I’m going to feel like a bitchy curmudgeon at some point during the course of this post, but I want to draw your attention to something very important: a dangerous precedent is being set by society when we don’t look past certain media representations of disability – and it creates an invisibility that effects the way people live their lives and raise disabled children.
The root of the issue is the perception of disabled peoples’ ages. In the media, we frequently only see children with disabilities or life threatening illnesses. Organizations such as the Make a Wish foundation perpetuate this by creating events such as the SF Batkid, stirring up a media frenzy to make people see children with disabilities and illnesses. It stirs up sympathy, but it focuses on the one instance, instead of considering the wider angle lens of what his life might be like five, or even ten years from now. What if the child who Makes a Wish survives? What then? They grow up and discover that they no longer get special treatment, because they’re not a pitiable sad parable any longer. They’ve become one of the people who gets called a “freeloader”.

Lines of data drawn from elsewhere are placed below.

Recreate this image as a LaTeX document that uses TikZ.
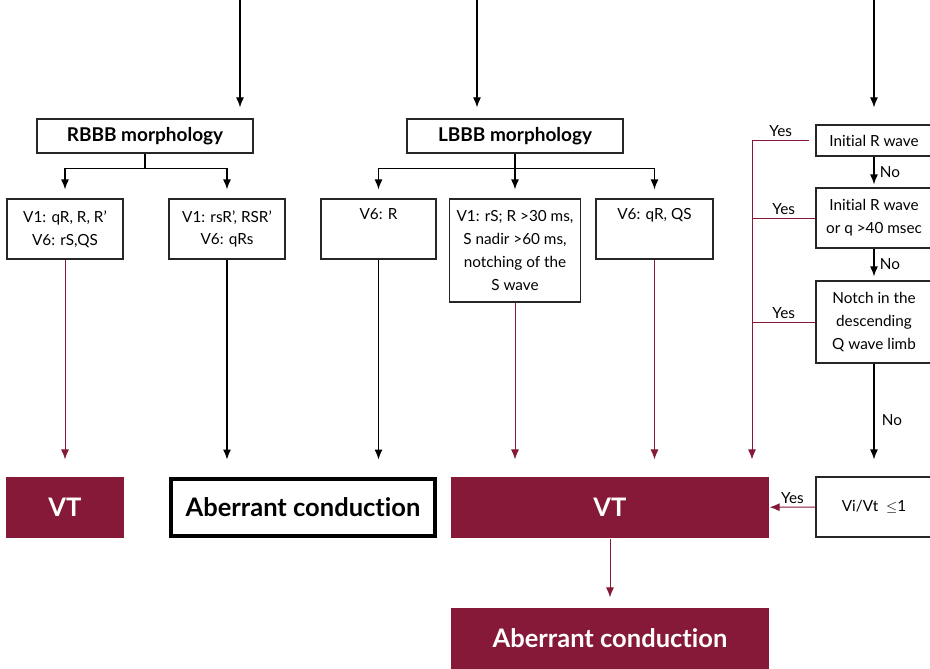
\documentclass[tikz,border=0pt]{standalone}
\usepackage{fontspec}
\setmainfont{Lato}[Ligatures=NoCommon]
\usetikzlibrary{arrows.meta,positioning,calc}
\definecolor{vtred}{HTML}{851937}

\begin{document}
\begin{tikzpicture}[>={Latex[length=10pt,width=8pt]},x=1pt,y=-1pt,line width=1.2pt,
  font=\fontsize{15.3}{22.8}\selectfont,
  box/.style={draw=black!85,align=center,inner sep=2pt},
  head/.style={box,font=\fontsize{19}{20}\selectfont\bfseries},
  vt/.style={fill=vtred,text=white,align=center,font=\fontsize{25.5}{28}\selectfont\bfseries},
  redline/.style={vtred,line width=1pt},
  yes/.style={text=black,above}]
\useasboundingbox (0,0) rectangle (930,669);
% morphology heads
\node[head,minimum width=216,minimum height=34] (rbbb) at (145,136) {RBBB morphology};
\node[head,minimum width=216,minimum height=34] (lbbb) at (515,136) {LBBB morphology};
% criteria boxes
\node[box,minimum width=116,minimum height=60] (ra) at (65,229) {V1: qR, R, R’\\V6: rS,QS};
\node[box,minimum width=116,minimum height=60] (rb) at (227,229) {V1: rsR’, RSR’\\V6: qRs};
\node[box,minimum width=115,minimum height=60] (la) at (378.5,229) {V6: R\\\strut};
\node[box,minimum width=131,minimum height=103] (lb) at (515,250.5) {V1: rS; R >30 ms,\\S nadir >60 ms,\\notching of the\\S wave};
\node[box,minimum width=117,minimum height=60] (lc) at (654.5,229) {V6: qR, QS\\\strut};
% right column
\node[box,minimum width=116,minimum height=31] (q1) at (874,140.5) {Initial R wave};
\node[box,minimum width=116,minimum height=60] (q2) at (874,218) {Initial R wave\\or q >40 msec};
\node[box,minimum width=116,minimum height=82] (q3) at (874,322) {Notch in the\\descending\\Q wave limb};
\node[box,minimum width=116,minimum height=60] (q4) at (874,507) {Vi/Vt\ \ $\leq$1};
% outcomes
\node[vt,minimum width=118,minimum height=61] (vt1) at (65,507.5) {VT};
\node[draw,line width=4pt,minimum width=264,minimum height=57,font=\fontsize{25.5}{28}\selectfont\bfseries] (ab1) at (303,507) {Aberrant conduction};
\node[vt,minimum width=318,minimum height=61] (vt2) at (610,507.5) {VT};
\node[vt,minimum width=318,minimum height=61] (ab2) at (610,638.5) {Aberrant conduction};

\coordinate (t1) at (240,0);
\coordinate (t2) at (477,0);
\coordinate (t3) at (874,0);
\coordinate (bus) at (752,0);

\foreach \t/\n in {t1/rbbb,t2/lbbb} \draw[->,shorten >=11] (\t) -- (\t |- \n.north);
\draw[->,shorten >=17] (t3) -- (q1);
\foreach \c in {ra,rb} \draw[->,shorten >=9] (rbbb.south) -- ++(0,15) -| (\c.north);
\foreach \c in {la,lb,lc} \draw[->,shorten >=9] (lbbb.south) -- ++(0,15) -| (\c.north);

\draw[redline,->,shorten >=17] (ra) -- (vt1);
\foreach \c in {rb,la} \draw[->,shorten >=17] (\c.south) -- (\c.south |- ab1.north);
\foreach \c in {lb,lc} \draw[redline,->,shorten >=17] (\c.south) -- (\c.south |- vt2.north);

\draw[->,shorten >=3] (q1) -- (q2) node[midway,right=2pt]{No};
\draw[->,shorten >=4] (q2) -- (q3) node[midway,right=2pt]{No};
\draw[->,shorten >=17] (q3) -- (q4) node[midway,right=4pt]{No};

\draw[redline,->,shorten >=17] ([xshift=-6pt]q1.west) -- (q1.west -| bus) node[midway,yes]{Yes} -- (bus |- vt2.north);
\foreach \q in {q2,q3} \draw[redline] (\q.west) -- (\q.west -| bus) node[midway,yes]{Yes};
\draw[redline,->] (q4) -- (vt2) node[midway,yes]{Yes};
\draw[redline,->,shorten >=10] (vt2) -- (ab2);
\end{tikzpicture}
\end{document}
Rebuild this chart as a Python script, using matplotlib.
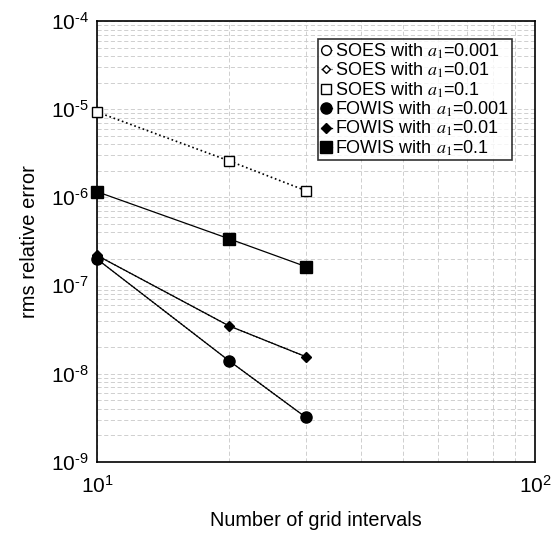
import matplotlib
matplotlib.use("Agg")
import matplotlib.pyplot as plt
from matplotlib.ticker import LogLocator, NullFormatter, FuncFormatter, FixedLocator
import math

plt.rcParams['font.family'] = ['Liberation Sans', 'DejaVu Sans']
plt.rcParams['mathtext.fontset'] = 'stix'

grid_n = [10, 20, 30]
soes_a0001 = [2.0e-7, 1.41e-8, 3.2e-9]
soes_a001 = [2.2e-7, 3.5e-8, 1.56e-8]
soes_a01 = [9.3e-6, 2.6e-6, 1.19e-6]
fowis_a0001 = [2.0e-7, 1.41e-8, 3.2e-9]
fowis_a001 = [2.2e-7, 3.5e-8, 1.56e-8]
fowis_a01 = [1.16e-6, 3.4e-7, 1.64e-7]
x_ticks = [1e1, 1e2]
y_ticks = [1e-9, 1e-8, 1e-7, 1e-6, 1e-5, 1e-4]

fig = plt.figure(figsize=(5.53, 5.38), dpi=100)
ax = fig.add_axes([0.1754, 0.1413, 0.7921, 0.8197])

lw = 0.9
ax.plot(grid_n, soes_a0001, ls=':', color='black', lw=lw, marker='o', ms=7,
        mfc='white', mec='black', label='SOES with $\\mathit{a}_1$=0.001', zorder=2, clip_on=False)
ax.plot(grid_n, soes_a001, ls=':', color='black', lw=lw, marker='D', ms=4,
        mfc='white', mec='black', label='SOES with $\\mathit{a}_1$=0.01', zorder=2, clip_on=False)
ax.plot(grid_n, soes_a01, ls=':', color='black', lw=1.2, marker='s', ms=7,
        mfc='white', mec='black', label='SOES with $\\mathit{a}_1$=0.1', zorder=3, clip_on=False)
ax.plot(grid_n, fowis_a0001, ls='-', color='black', lw=lw, marker='o', ms=8,
        mfc='black', mec='black', label='FOWIS with $\\mathit{a}_1$=0.001', zorder=4, clip_on=False)
ax.plot(grid_n, fowis_a001, ls='-', color='black', lw=lw, marker='D', ms=5,
        mfc='black', mec='black', label='FOWIS with $\\mathit{a}_1$=0.01', zorder=4, clip_on=False)
ax.plot(grid_n, fowis_a01, ls='-', color='black', lw=lw, marker='s', ms=8,
        mfc='black', mec='black', label='FOWIS with $\\mathit{a}_1$=0.1', zorder=4, clip_on=False)

ax.set_xscale('log')
ax.set_yscale('log')
ax.set_xlim(10, 100)
ax.set_ylim(1e-9, 1e-4)


def fmt(v, pos):
    e = int(round(math.log10(v)))
    if e >= 0:
        return '10$^{\\mathregular{%d}}$' % e
    return '10$^{\\text{-}\\mathregular{%d}}$' % (-e)


ax.xaxis.set_major_locator(FixedLocator(x_ticks))
ax.xaxis.set_minor_locator(LogLocator(base=10, subs=range(2, 10), numticks=10))
ax.xaxis.set_minor_formatter(NullFormatter())
ax.xaxis.set_major_formatter(FuncFormatter(fmt))
ax.yaxis.set_major_locator(FixedLocator(y_ticks))
ax.yaxis.set_minor_locator(LogLocator(base=10, subs=range(2, 10), numticks=10))
ax.yaxis.set_minor_formatter(NullFormatter())
ax.yaxis.set_major_formatter(FuncFormatter(fmt))

ax.grid(True, which='both', ls=(0, (5, 3)), color='#c8c8c8', lw=0.6)
ax.set_axisbelow(True)
ax.tick_params(which='both', direction='in', length=0, labelsize=15)
ax.tick_params(axis='x', pad=10)
ax.tick_params(axis='y', pad=6)

for s in ax.spines.values():
    s.set_linewidth(1.2)

ax.set_xlabel('Number of grid intervals', fontsize=14.3, labelpad=10)
ax.set_ylabel('rms relative error', fontsize=14.5, labelpad=8)

leg = ax.legend(loc='upper right', bbox_to_anchor=(0.947, 0.96), fontsize=13,
                frameon=True, fancybox=False, edgecolor='black', handlelength=0.6,
                handletextpad=0.2, borderpad=0.15, labelspacing=0.0, borderaxespad=0)
leg.get_frame().set_linewidth(1.2)

fig.savefig('out.png', dpi=100)
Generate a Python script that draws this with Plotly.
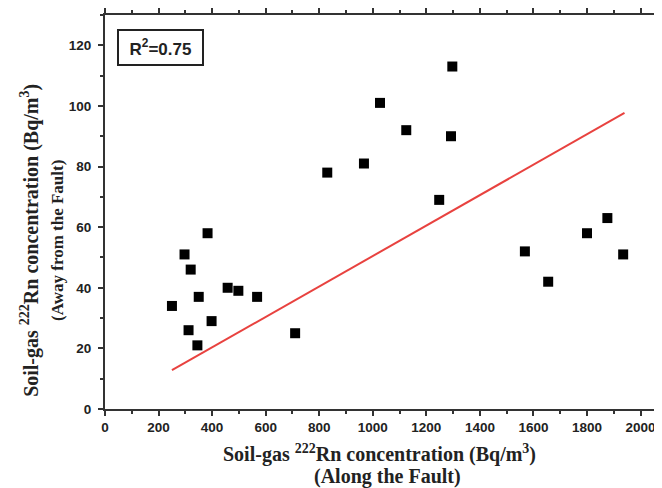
import plotly.graph_objects as go

# Data
x_along = [250, 297, 320, 312, 345, 350, 383, 398, 458, 498, 568, 710,
           830, 967, 1027, 1125, 1248, 1292, 1297, 1568, 1655, 1800, 1876, 1935]
y_away = [34, 51, 46, 26, 21, 37, 58, 29, 40, 39, 37, 25,
          78, 81, 101, 92, 69, 90, 113, 52, 42, 58, 63, 51]
fit_x = [250, 1940]
fit_y = [12.8, 97.7]
r2_label = "R<sup>2</sup>=0.75"
x_title = ["Soil-gas <sup>222</sup>Rn concentration (Bq/m<sup>3</sup>)", "(Along the Fault)"]
y_title = ["Soil-gas <sup>222</sup>Rn concentration (Bq/m<sup>3</sup>)", "(Away from the Fault)"]
x_ticks = list(range(0, 2001, 200))
y_ticks = list(range(0, 121, 20))

fig = go.Figure()
fig.add_trace(go.Scatter(x=fit_x, y=fit_y, mode="lines",
                         line=dict(color="#e8423f", width=2), showlegend=False))
fig.add_trace(go.Scatter(x=x_along, y=y_away, mode="markers",
                         marker=dict(symbol="square", size=10, color="black"),
                         showlegend=False))

tick_font = dict(family="Liberation Sans, Arial", size=13.5, color="#222")
serif = "Liberation Serif, Times New Roman"

fig.update_layout(
    width=654, height=480,
    margin=dict(l=97, r=0, t=5, b=79),
    paper_bgcolor="white", plot_bgcolor="white",
    xaxis=dict(range=[0, 2080], tickmode="array",
               tickvals=x_ticks, ticktext=["<b>%d</b>" % v for v in x_ticks],
               ticks="outside", ticklen=5, tickwidth=1.5, tickcolor="#333",
               showline=True, linecolor="#333", linewidth=2, mirror="ticks",
               showgrid=False, zeroline=False, tickfont=tick_font,
               minor=dict(dtick=100, tick0=0, ticks="outside", ticklen=3,
                          tickcolor="#333", showgrid=False)),
    yaxis=dict(range=[0, 130], tickmode="array",
               tickvals=y_ticks, ticktext=["<b>%d</b>" % v for v in y_ticks],
               ticks="outside", ticklen=5, tickwidth=1.5, tickcolor="#333",
               ticklabelstandoff=4,
               showline=True, linecolor="#333", linewidth=2, mirror=False,
               showgrid=False, zeroline=False, tickfont=tick_font,
               minor=dict(dtick=10, tick0=0, ticks="outside", ticklen=3,
                          tickcolor="#333", showgrid=False)),
    annotations=[
        dict(text="<b>" + r2_label + "</b>", xref="paper", yref="paper",
             x=0.0215, y=0.9646, xanchor="left", yanchor="top",
             showarrow=False, bordercolor="#222", borderwidth=2,
             width=81, height=31, bgcolor="white",
             font=dict(family="Liberation Sans, Arial", size=17, color="#222")),
        dict(text="<b>" + x_title[0] + "</b>", xref="paper", yref="paper",
             x=0.4937, y=-0.1136, xanchor="center", yanchor="middle",
             showarrow=False, font=dict(family=serif, size=20, color="#222")),
        dict(text="<b>" + x_title[1] + "</b>", xref="paper", yref="paper",
             x=0.508, y=-0.172, xanchor="center", yanchor="middle",
             showarrow=False, font=dict(family=serif, size=20, color="#222")),
        dict(text="<b>" + y_title[0] + "</b>", xref="paper", yref="paper",
             x=-0.1346, y=0.4268, textangle=-90, xanchor="center", yanchor="middle",
             showarrow=False, font=dict(family=serif, size=20, color="#222")),
        dict(text="<b>" + y_title[1] + "</b>", xref="paper", yref="paper",
             x=-0.0844, y=0.429, textangle=-90, xanchor="center", yanchor="middle",
             showarrow=False, font=dict(family=serif, size=17, color="#222")),
    ],
)

fig.write_html("out.html")
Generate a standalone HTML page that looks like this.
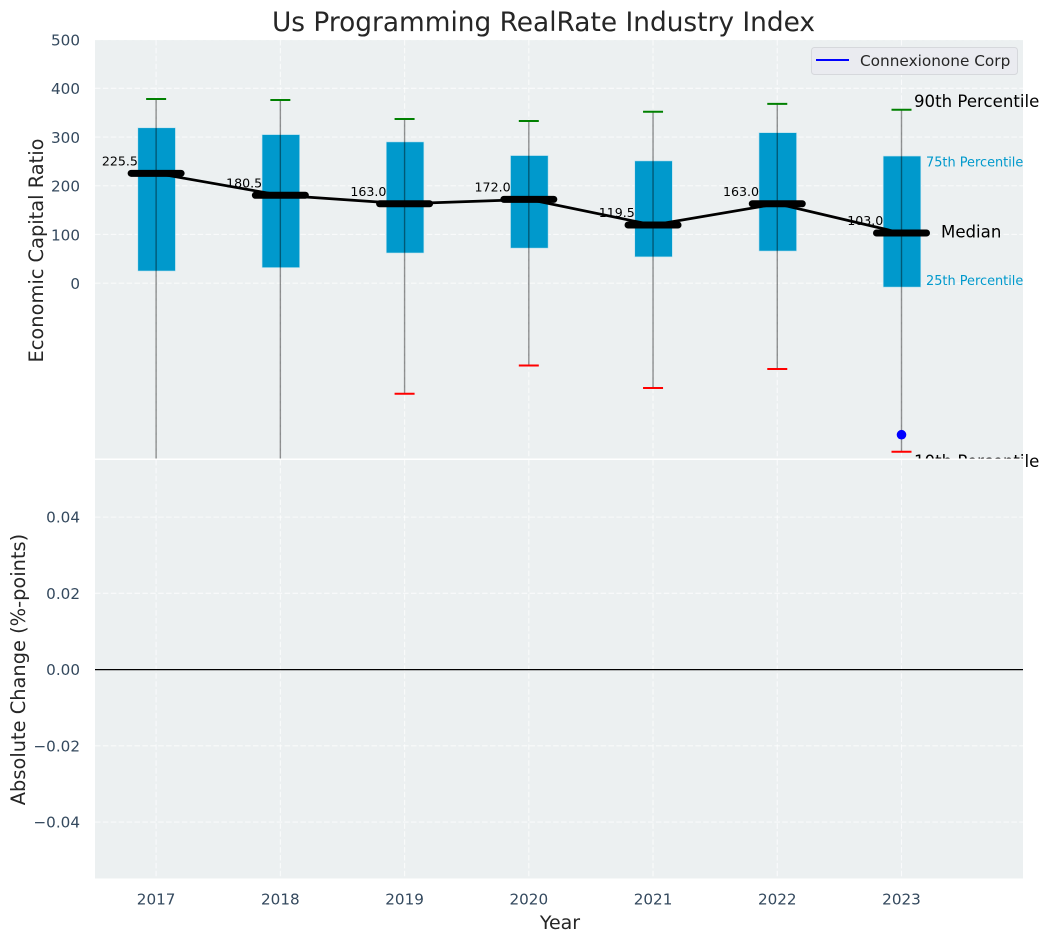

Similarly, the media attaches to veterans with disabilities, branding them heroes and then telling their stories for them for political gain. An example of this is the use of Corey Remsburg at the State of the Union in 2014, when President Obama told the story of a veteran, as opposed to letting the veteran speak for himself. When politicians speak about disabilities, they only speak about parents of CWD’s and veterans. By telling their stories, politicians and media outlets are telling their consumers to be inspired, to feel pity, and to be glad they aren’t in the PWD’s shoes.
There’s a large and varied group which these dialogues leave out: adults between the ages of 18 and 50. I specifically worry about those of us in our twenties, trying to figure out how to deal with college, and then find jobs. And our stories, our struggles, and our needs seem often forgotten by the media, and by our own government. If this group were given more attention, if the issues of living a life with a disability were supported rather than ignored, that visibility might contribute to not only better services provided with regard to public transit and public services, but it may also create more acceptance on the part of our peers to see us as whole people and not just as disabled people.
Right now in Belgium there’s a vote being taken as to whether or not children under the age of 18 should be given access to the death with dignity statutes in their country. As the child of someone who died from a vicious terminal illness, I am a strong supporter of death with dignity laws. As a person with a disability, however, I fear the use of these statutes to facilitate the deaths of other people with disabilities, because able bodied society does not accept those lives as valued.
While I recognize that Belgium is making choices based upon specifically terminal illness, I certainly see the possibility of abuse. Systems such as these always have a danger of misuse.
Belgium is doing what it thinks is right by giving these opportunities to children dying in pain, and while I support compassion, I hope that they make sure children whose lives aren’t even started yet don’t get the chance taken away from them. My parents were told that I’d amount to nothing when I was born. I’m sure other people are told similar things when they have children with disabilities.
Fearing for the future is reasonable, but the future won’t get better if you stop the dialogue in its tracks the second a child becomes an adult with a disability.
The vision of disability painted by the media, and by society, doesn’t tell anyone that they can get married, have children, have a house and a dog. Many people in my community can’t do those things because presently, there’s no support available for them. We have to change that.
Living isn’t just for the able-bodied. It isn’t just for those who can work and live without the challenges of a disability. There’s nothing to be done for us, according to many people. And yet, many of us do just that.
Oh yeah, and we’re pissed because we’re tired of seeing things on the media with no mention of what it’s like to actually grow up with a disability. No one wants to hear about how hard it was to get through college. Not just that, but they don’t want to believe in the things we’ve done. Yes, I went to theater camp, I studied horseback riding, I’ve done fencing. I’ve learned archery. I speak French.
The wholeness of my person is not just about being a half blind half deaf woman with chronic pain.
I don’t hold all the answers, but I know that in a society where there appear to be no successful disabled adults, in a society where politicians with disabilities are few and far between, and where disabled role models are touted not for what they accomplished as people, but how they overcame their disability, that we will still need to have concern for the misuse of death with dignity laws in order to “save” people from living lives which society has deemed not worth living. Perceptions of disability are the driving force behind these dialogues, and not until we are able to engage the whole disabled population in a narrative about living, and not about sympathy, can we talk about how to help people die. Until parents who kill their autistic children are blamed for their actions, and parents who drown their intellectually disabled children aren’t talked about in dialogues of “but I understand why”, compassionate care will always have the scent of eugenics wafting off of it.